|
Our research interests include speech processing, natural language processing, multimedia
information retrieval, machine learning, and pattern recognition. Our research goal is to
develop methods for analyzing, extracting, recognizing, indexing, and retrieving information
from audio data, with special emphasis on speech and music.
In the field of speech, research has been focused mainly on speaker recognition, spoken language
recognition, voice conversion, and spoken document retrieval/summarization. Our recent achievements
include locally linear embedding-based approaches for voice conversion and post-filtering, discriminative
autoencoders for speech/speaker recognition, and novel paragraph embedding methods for spoken document
retrieval/summarization. Our ongoing research includes audio-visual speaker recognition and speech enhancement,
subspace neural networks for spoken language/dialect/accent recognition, many-to-one/non-parallel voice conversion,
and neural network-based spoken document retrieval/summarization and question answering.

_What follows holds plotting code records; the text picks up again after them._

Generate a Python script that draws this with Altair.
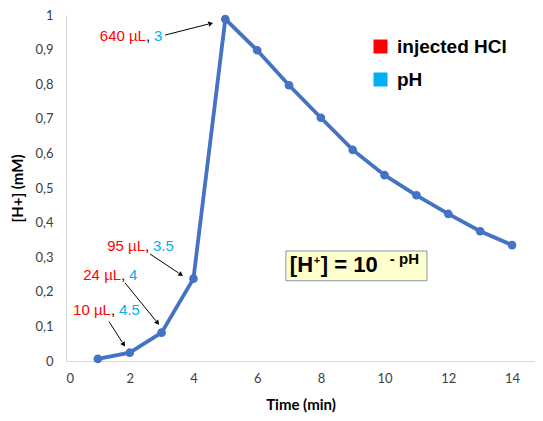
import math
import altair as alt
import pandas as pd

# ---- data ----
time_min = [1, 2, 3, 4, 5, 6, 7, 8, 9, 10, 11, 12, 13, 14]
h_plus = [0.006, 0.024, 0.082, 0.238, 0.988, 0.898, 0.797, 0.703, 0.610,
          0.537, 0.479, 0.425, 0.375, 0.335]

ann_volume = ["640 µL", "95 µL", "24 µL", "10 µL"]
ann_ph = ["3", "3.5", "4", "4.5"]
ann_x = [2.51, 2.48, 1.73, 1.41]
ann_y = [0.940, 0.332, 0.249, 0.148]
arrow_x0 = [3.11, 2.64, 1.85, 1.35]
arrow_y0 = [0.942, 0.309, 0.226, 0.114]
arrow_x1 = [4.61, 3.67, 2.92, 1.85]
arrow_y1 = [0.977, 0.246, 0.105, 0.042]

legend_labels = ["injected HCl", "pH"]
legend_colors = ["#FF0000", "#00B0F0"]

box_x = [6.9, 11.33]
box_y = [0.232, 0.318]
formula_base_y = 0.257
formula_sup_y = 0.280

x_ticks = [0, 2, 4, 6, 8, 10, 12, 14]
y_ticks = [0, 0.1, 0.2, 0.3, 0.4, 0.5, 0.6, 0.7, 0.8, 0.9, 1]

W, H = 469, 346
X_MAX = 14.72
px_x = W / X_MAX
px_y = H / 1.0

df = pd.DataFrame({"t": time_min, "h": h_plus})

ann = pd.DataFrame({
    "x": ann_x, "y": ann_y, "vol": ann_volume, "ph": ann_ph,
    "s_vol": [legend_labels[0]] * 4, "s_ph": [legend_labels[1]] * 4,
})

# arrow heads
heads = []
for x0, y0, x1, y1 in zip(arrow_x0, arrow_y0, arrow_x1, arrow_y1):
    dxp = (x1 - x0) * px_x
    dyp = -(y1 - y0) * px_y
    L = math.hypot(dxp, dyp)
    ux, uy = dxp / L, dyp / L
    ang = math.degrees(math.atan2(ux, -uy)) % 360
    back = 3.0
    hx = x1 - ux * back / px_x
    hy = y1 + uy * back / px_y
    ex = x1 - ux * 5 / px_x
    ey = y1 + uy * 5 / px_y
    heads.append({"x0": x0, "y0": y0, "x1": ex, "y1": ey, "hx": hx, "hy": hy, "ang": ang})
arrows = pd.DataFrame(heads)

xs = alt.Scale(domain=[0, X_MAX], nice=False, zero=True)
ys = alt.Scale(domain=[0, 1], nice=False)

x_axis = alt.Axis(values=x_ticks, title="Time (min)", labelPadding=11, titlePadding=12,
                  labelOverlap=False)
y_axis = alt.Axis(values=y_ticks, title="[H+] (mM)", labelPadding=13,
                  titlePadding=9, labelOverlap=False,
                  labelExpr="replace(format(datum.value, '.1~f'), '.', ',')")


def X(f):
    return alt.X(f, scale=xs, axis=x_axis)


def Y(f):
    return alt.Y(f, scale=ys, axis=y_axis)


color_scale = alt.Scale(domain=legend_labels, range=legend_colors)
legend = alt.Legend(title=None, orient="none", legendX=305, legendY=22,
                    symbolType="square", symbolSize=196, symbolStrokeWidth=0,
                    symbolOpacity=1, labelFont="Liberation Sans",
                    labelFontSize=19, labelFontWeight="bold",
                    labelColor="#000000", rowPadding=13, labelOffset=7,
                    padding=0)

line = alt.Chart(df).mark_line(color="#4472C4", strokeWidth=3.8).encode(
    x=X("t:Q"), y=Y("h:Q"))
pts = alt.Chart(df).mark_circle(color="#4472C4", size=75, opacity=1).encode(
    x=X("t:Q"), y=Y("h:Q"))

afont = dict(font="Liberation Sans", fontSize=15, baseline="middle")
t_vol = alt.Chart(ann).mark_text(align="right", **afont).encode(
    x=X("x:Q"), y=Y("y:Q"), text="vol:N",
    color=alt.Color("s_vol:N", scale=color_scale, legend=legend))
t_comma = alt.Chart(ann).mark_text(align="left", color="#000000", text=",", **afont).encode(
    x=X("x:Q"), y=Y("y:Q"))
t_ph = alt.Chart(ann).mark_text(align="left", dx=8, **afont).encode(
    x=X("x:Q"), y=Y("y:Q"), text="ph:N",
    color=alt.Color("s_ph:N", scale=color_scale, legend=legend))

arr = alt.Chart(arrows).mark_rule(color="#000000", strokeWidth=1).encode(
    x=X("x0:Q"), y=Y("y0:Q"), x2="x1:Q", y2="y1:Q")
arr_head = alt.Chart(arrows).mark_point(shape="triangle", filled=True, color="#000000",
                                        size=28, opacity=1).encode(
    x=X("hx:Q"), y=Y("hy:Q"), angle=alt.Angle("ang:Q", scale=None))

box_df = pd.DataFrame({"x": [box_x[0]], "x2": [box_x[1]], "y": [box_y[0]], "y2": [box_y[1]],
                       "yb": [formula_base_y], "ys": [formula_sup_y]})
box = alt.Chart(box_df).mark_rect(fill="#FFFFCC", stroke="#8497B0", strokeWidth=1).encode(
    x=X("x:Q"), x2="x2:Q", y=Y("y:Q"), y2="y2:Q")

ffont = dict(font="Liberation Sans", fontWeight="bold", align="left",
             baseline="alphabetic", color="#000000")
f1 = alt.Chart(box_df).mark_text(text="[H", fontSize=22, dx=4, **ffont).encode(
    x=X("x:Q"), y=Y("yb:Q"))
f2 = alt.Chart(box_df).mark_text(text="+", fontSize=11, dx=28, dy=-8, **ffont).encode(
    x=X("x:Q"), y=Y("yb:Q"))
f3 = alt.Chart(box_df).mark_text(text="] = 10", fontSize=22, dx=35, **ffont).encode(
    x=X("x:Q"), y=Y("yb:Q"))
f4 = alt.Chart(box_df).mark_text(text="- pH", fontSize=15, dx=104, **ffont).encode(
    x=X("x:Q"), y=Y("ys:Q"))

chart = alt.layer(line, pts, arr, arr_head, t_vol, t_comma, t_ph, box, f1, f2, f3, f4).properties(
    width=W, height=H,
    autosize=alt.AutoSizeParams(type="none"),
    padding={"left": 58, "top": 7, "right": 0, "bottom": 55},
).configure_view(stroke=None).configure_axis(
    grid=False, tickSize=0, ticks=False, domainColor="#D9D9D9", labelOverlap=False,
    labelFont="Lato", labelFontSize=13, labelColor="#404040",
    titleFont="Lato", titleFontSize=15, titleFontWeight="bold", titleColor="#000000",
).resolve_scale(color="shared")

chart.save("out.html", embed_options={"renderer": "svg", "actions": False})
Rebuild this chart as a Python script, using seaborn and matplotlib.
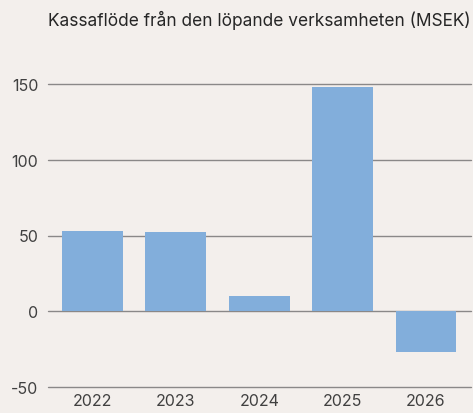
import matplotlib
matplotlib.use('Agg')
import matplotlib.pyplot as plt
import seaborn as sns
import pandas as pd

# ── Data ──────────────────────────────────────────────────────────────────────
years  = ['2022', '2023', '2024', '2025', '2026']
values = [53, 52.3, 10, 148, -27]
yticks = [-50, 0, 50, 100, 150]

TITLE = 'Kassaflöde från den löpande verksamheten (MSEK)'
BG    = '#F3EFEC'
BAR   = '#82AEDB'
TXT   = '#404040'

sns.set_style('white')
plt.rcParams['font.family'] = ['Inter', 'DejaVu Sans']

df = pd.DataFrame({'year': years, 'value': values})

fig = plt.figure(figsize=(4.73, 4.14), dpi=100, facecolor=BG)
ax = fig.add_axes([48 / 473, 26 / 414, 423 / 473, 303 / 414])
ax.set_facecolor(BG)

sns.barplot(data=df, x='year', y='value', color=BAR, width=0.73,
            saturation=1, linewidth=0, edgecolor='none', ax=ax, zorder=3)
for p in ax.patches:
    p.set_clip_on(False)

ax.set_ylim(-50, 150)
ax.set_xlim(-0.534, 4.54)
ax.set_yticks(yticks)
ax.set_yticklabels([str(t) for t in yticks])
for t in yticks:
    ax.axhline(t, color='#8A8888', lw=1.0, zorder=1, clip_on=False)

for s in ax.spines.values():
    s.set_visible(False)
ax.set_xlabel('')
ax.set_ylabel('')
ax.tick_params(axis='both', length=0, labelsize=11.5, colors=TXT)
ax.tick_params(axis='y', pad=7)
ax.tick_params(axis='x', pad=4)

fig.text(48 / 473, 1 - 20 / 414, TITLE, fontsize=12.45, color='#262626',
         ha='left', va='center')

fig.savefig('out.png', dpi=100, facecolor=BG)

In the music field, research has been focused mainly on vocal melody extraction and automatic generation of
music video. Our recent achievements in this field include an acoustic-phonetic F0 modeling framework for
vocal melody extraction and an emotion-oriented pseudo song prediction and matching framework for automatic
music video generation. We have successfully implemented a complete automatic music video generation system
that can automatically edit a long user-generated video into a music-compliant short professional-like video.
Our ongoing research includes continuous improvement of our own technologies and systems, cover song identification,
and automatic generation of set list for concert video, so as to facilitate the management and retrieval of a large
music database. Future research directions also include singing voice synthesis, speech to singing voice conversion,
and music structure analysis/summarization.